Les points communs entre les œuvres d’un même game designer proviennent tout autant de lui que de la patte d’un ou plusieurs employés qui travaillent pour lui d’un projet à un autre. Certaines réussites échappent sans doute même à l’équipe en son entier, étant le résultat inattendu de l’addition de leur travail.

En conséquence de quoi, en tant qu’utilisateur final, on doit faire son deuil : devant une telle œuvre collective, on ne pourra jamais départager la responsabilité de tel ou tel participant dans le résultat final que l’on a sous les doigts. 

Attribuer le mérite au directeur voire au producteur, c’est pécher par naïveté et par simplisme, et c’est déclarer sa confiance à l’ordre dominant. Quant à croire au génie d’un seul, c’est carrément s’abaisser au rang des ravis de la crèche.

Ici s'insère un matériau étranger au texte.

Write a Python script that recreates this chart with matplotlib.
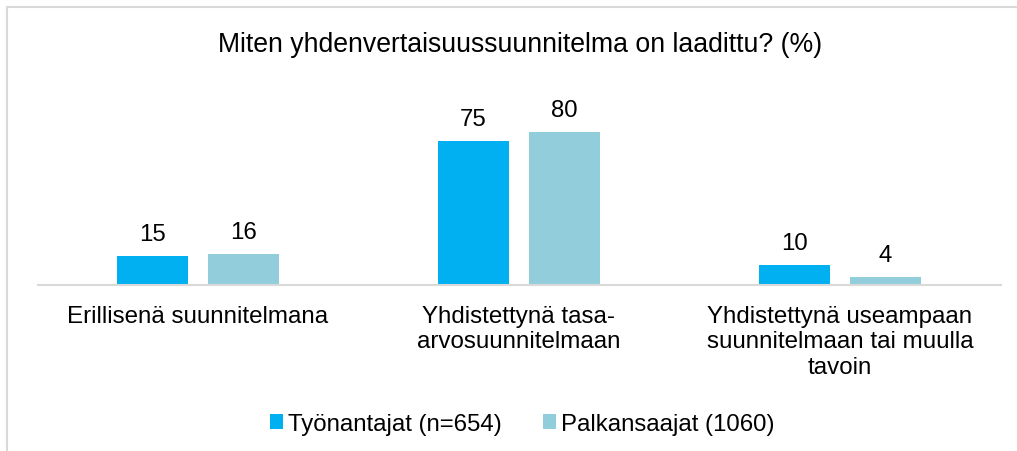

* Le cas de Miyamoto est d’autant plus limite que depuis Super Mario Bros et Zelda sur Nes (et pour se limiter aux plus influents pontes de Nintendo), il vit « une relation symbiotique » avec Takeshiro Nakago et Takashi Tezuka et qu’ils évaluent ensemble tous les obstacles et toutes les décisions qu’il peut rencontrer en développant un jeu. Dans ces conditions, à qui attribuer les bonnes idées ?
La confiscation à laquelle procède Miyamoto (ou l’appareil marketing et journalistique autour de lui) n’est qu’un cas particulier d’un autre, systématique et à plus grande échelle dans l’industrie du jeu vidéo : la capture des produits finaux au bénéfice des entreprises qui développent ou (pire) éditent le jeu. Ces entreprises ont réussi le tour de force de parvenir au statut d’auteurs : on achètera le prochain Rockstar sur le seul gage qu’il s’agit d’un jeu Rockstar, comme il y a des années on achetait Konami ou Capcom en confiance ; peu d’entre nous achèterions de la même manière le nouveau produit Yoplait juste par amour de la marque.

Le concept de « désir-maître » du chef d’entreprise qui embrigade le désir des salariés est largement développé par Frédéric Lordon dans Capitalisme, désir et servitude, Marx et Spinoza, éditions La Fabrique, 213p, 12€.